Rome v/s Greece

Given how similar modern day democracies are to ancient Rome in their power sharing structures, elections, and term limits, it’s not surprising that Tom Holland writes in his wonderful book, Rubicon:

“We flatter ourselves, in the democracies of the West, as if we trace our roots back to Athens alone. We are, for better as well as ill, the heirs of the Roman Republic.”

 

Rome itself was extremely functional. Why then did they care about prophecies?

“The Romans, being a people as practical as they were devout, had no patience for fatalism. They were interested in knowing the future only because they believed that it could then better be kept at bay.”

 

The Romans’ admiration for ancient Greece was mixed with contempt:

“While the cities of ancient Greece were regularly shattered by civil wars and revolutions, Rome proved herself impervious to such disasters. Not once, despite all the social upheavals of the Republic’s first century of existence, had the blood of her own citizens been spilled on her streets. How typical of the Greeks to reduce the ideal of shared citizenship to sophistry!”

 

Rome was too pragmatic to be philosophical. In 93 BC, a Roman commissioner named Publicola came to (conquered) Athens. He “combined a taste for Greek culture with the sensibility of a joker”. He summoned the representatives of the differing philosophies and “urged them, with a perfectly straight face, to resolve their differences”!
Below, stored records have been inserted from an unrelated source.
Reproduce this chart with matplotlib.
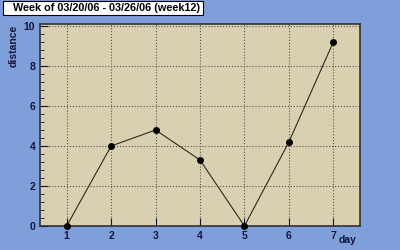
import matplotlib
matplotlib.use("Agg")
import matplotlib.pyplot as plt
from matplotlib.patches import Rectangle
from matplotlib.ticker import MultipleLocator

days = [1, 2, 3, 4, 5, 6, 7]
distance = [0, 4, 4.8, 3.3, 0, 4.2, 9.2]
title = "Week of 03/20/06 - 03/26/06 (week12)"

BG = "#7f9fdb"
PANEL = "#d8d0b0"
INK = "#15153a"
plt.rcParams["font.family"] = ["Liberation Sans", "DejaVu Sans"]

fig = plt.figure(figsize=(4, 2.5), dpi=100, facecolor=BG)
ax = fig.add_axes([0.1, 0.096, 0.8, 0.808], facecolor=PANEL)

ax.plot(days, distance, color="#2a2a20", lw=0.8, marker="o", ms=4,
        mfc="black", mec="black", clip_on=False, zorder=3)

ax.set_xlim(0.4, 7.6)
ax.set_ylim(0, 10.1)
ax.xaxis.set_major_locator(MultipleLocator(1))
ax.yaxis.set_major_locator(MultipleLocator(2))
ax.yaxis.set_minor_locator(MultipleLocator(0.4))
ax.grid(True, which="major", ls=":", color="#555555", lw=0.8)
ax.tick_params(which="both", direction="in", colors=INK, labelsize=7.5)
ax.tick_params(which="major", length=6)
ax.tick_params(which="minor", length=3)
ax.tick_params(axis="x", which="minor", length=0)
ax.tick_params(top=False, right=False)
for lab in ax.get_xticklabels() + ax.get_yticklabels():
    lab.set_fontweight("bold")
for s in ax.spines.values():
    s.set_color("#333333")
    s.set_linewidth(1.2)

fig.text(0.035, 0.9, "distance", rotation=90, ha="center", va="top",
         fontsize=7.5, fontweight="bold", color=INK)
fig.text(0.87, 0.04, "day", ha="center", va="center",
         fontsize=7.5, fontweight="bold", color=INK)

fig.patches.append(Rectangle((0.0075, 0.94), 0.5, 0.056, transform=fig.transFigure,
                             fc="white", ec="black", lw=0.8))
fig.text(0.0325, 0.968, title, ha="left", va="center", fontsize=7.8,
         fontweight="bold", color="black")

fig.savefig("out.png", dpi=100, facecolor=BG)
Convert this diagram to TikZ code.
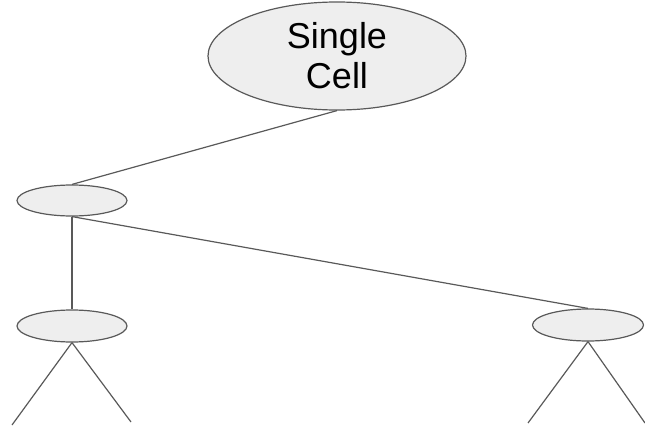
\documentclass[tikz,border=0pt]{standalone}
\usepackage{fontspec}
\setmainfont{Liberation Sans}
\usetikzlibrary{shapes.geometric}
\definecolor{edgegray}{HTML}{595959}
\definecolor{fillgray}{HTML}{EEEEEE}
\begin{document}
\begin{tikzpicture}[x=1pt,y=-1pt,
  cell/.style={ellipse,draw=edgegray,fill=fillgray,line width=1.2pt,inner sep=0pt},
  link/.style={draw=edgegray,line width=1.2pt}]
\useasboundingbox (0,0) rectangle (645,428);
\node[cell,minimum width=258pt,minimum height=108pt,align=center,
  font=\fontsize{36}{40}\selectfont] (root) at (337,56) {Single\\Cell};
\node[cell,minimum width=110pt,minimum height=31pt] (mid) at (72,200.5) {};
\node[cell,minimum width=110pt,minimum height=32pt] (bl) at (72,326) {};
\node[cell,minimum width=111pt,minimum height=32pt] (br) at (588,325) {};
\coordinate (bl1) at (12,425);
\coordinate (bl2) at (131,422);
\coordinate (br1) at (528,423);
\coordinate (br2) at (645,423);
\draw[link] (root.south) -- (mid.north);
\draw[link] (mid.south) -- (bl.north);
\draw[link] (mid.south) -- (br.north);
\draw[link] (bl.south) -- (bl1);
\draw[link] (bl.south) -- (bl2);
\draw[link] (br.south) -- (br1);
\draw[link] (br.south) -- (br2);
\end{tikzpicture}
\end{document}
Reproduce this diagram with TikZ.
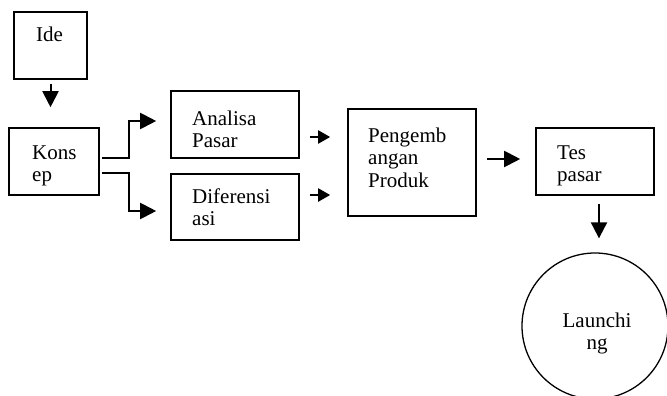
\documentclass[tikz,border=0pt]{standalone}
\usepackage{fontspec}
\setmainfont{Liberation Serif}
\usetikzlibrary{
    arrows.meta, % Filled triangle heads on the arrows.
}

\begin{document}
\begin{tikzpicture}[%
        x = 1pt,
        y = -1pt,
        box/.style = {draw, line width = 1.6pt, inner sep = 0pt},
        words/.style = {anchor = base west, inner sep = 0pt, align = left,
            font = \fontsize{21}{22.5}\selectfont},
        arrow/.style = {line width = 2pt,
            -{Triangle[length = 16pt, width = 16pt]}},
        short arrow/.style = {line width = 2pt,
            -{Triangle[length = 12pt, width = 13pt]}}
    ]

        \useasboundingbox (0, 0) rectangle (667, 396);

        % Boxes for all of the steps.
        \node[box, minimum width = 73pt, minimum height = 67pt] (ide) at (50.5, 45.5) {};
        \node[box, minimum width = 90pt, minimum height = 67pt] (konsep) at (54, 161.5) {};
        \node[box, minimum width = 128pt, minimum height = 67pt] (analisa) at (235, 124.5) {};
        \node[box, minimum width = 128pt, minimum height = 66pt] (diferensiasi) at (235, 207) {};
        \node[box, minimum width = 128pt, minimum height = 107pt] (pengembangan) at (412, 162.5) {};
        \node[box, minimum width = 118pt, minimum height = 67pt] (tes) at (595, 161.5) {};
        \node[draw, circle, line width = 1.3pt, minimum size = 146pt] (launching) at (595, 326) {};

        % Texts inside the boxes (placed by the baseline of the last line).
        \node[words] (ideText) at (36, 42) {Ide};
        \node[words] (konsepText) at (32, 181.5) {Kons\\ep};
        \node[words] (analisaText) at (192, 147.5) {Analisa\\Pasar};
        \node[words] (diferensiasiText) at (192, 225.5) {Diferensi\\asi};
        \node[words] (pengembanganText) at (368, 187) {Pengemb\\angan\\Produk};
        \node[words] (tesText) at (557, 181.5) {Tes\\pasar};
        \node[words, anchor = base, align = center] (launchingText) at (597, 349.5) {Launchi\\ng};

        % Points where the arrows bend or run.
        \coordinate (forkUp) at (129, 121);
        \coordinate (forkDown) at (129, 211);
        \coordinate (rowUp) at (0, 137);
        \coordinate (rowDown) at (0, 195);
        \coordinate (rowMid) at (0, 159);
        \coordinate (colTes) at (599, 0);

        % Arrows between the steps.
        \draw[arrow, shorten < = 4pt, shorten > = 20pt] (ide.south) to (ide.south |- konsep.north);
        \draw[arrow, shorten > = 14pt] ([xshift = 2pt, yshift = 3.5pt]konsep.east) -| (forkUp) -- (analisa.west |- forkUp);
        \draw[arrow, shorten > = 14pt] ([xshift = 2pt, yshift = -11.5pt]konsep.east) -| (forkDown) -- (diferensiasi.west |- forkDown);
        \draw[short arrow, shorten < = 10pt, shorten > = 17pt] (analisa.east |- rowUp) to (pengembangan.west |- rowUp);
        \draw[short arrow, shorten < = 10pt, shorten > = 17pt] (diferensiasi.east |- rowDown) to (pengembangan.west |- rowDown);
        \draw[arrow, shorten < = 10pt, shorten > = 15pt] (pengembangan.east |- rowMid) to (tes.west |- rowMid);
        \draw[arrow, shorten < = 8pt, shorten > = 14pt] (colTes |- tes.south) to (colTes |- launching.north);
    \end{tikzpicture}
\end{document}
“If this was proved beyond their abilities, he added, then he was very graciously prepared to step in and settle their controversies for them.”

 

Decades later, following the power struggle after Julius Caesar’s assassination, Octavian (remembered in history as Augustus Caesar) emerged as the last man standing by defeating Mark Antony in Alexandria. What did Octavian do when he visited Alexander the Great’s tomb?

“He chipped at the conqueror’s reputation. The greatest challenge, Octavian argued sternly, was not winning an empire but the ordering of it.”

On that front too (governance, not just conquest), the Romans beat the Greeks hands down via Pax Romana. Variations of the term have continued to be used even today, from Pax Britannica, to Pax Americana, and possibly Pax Sinica next.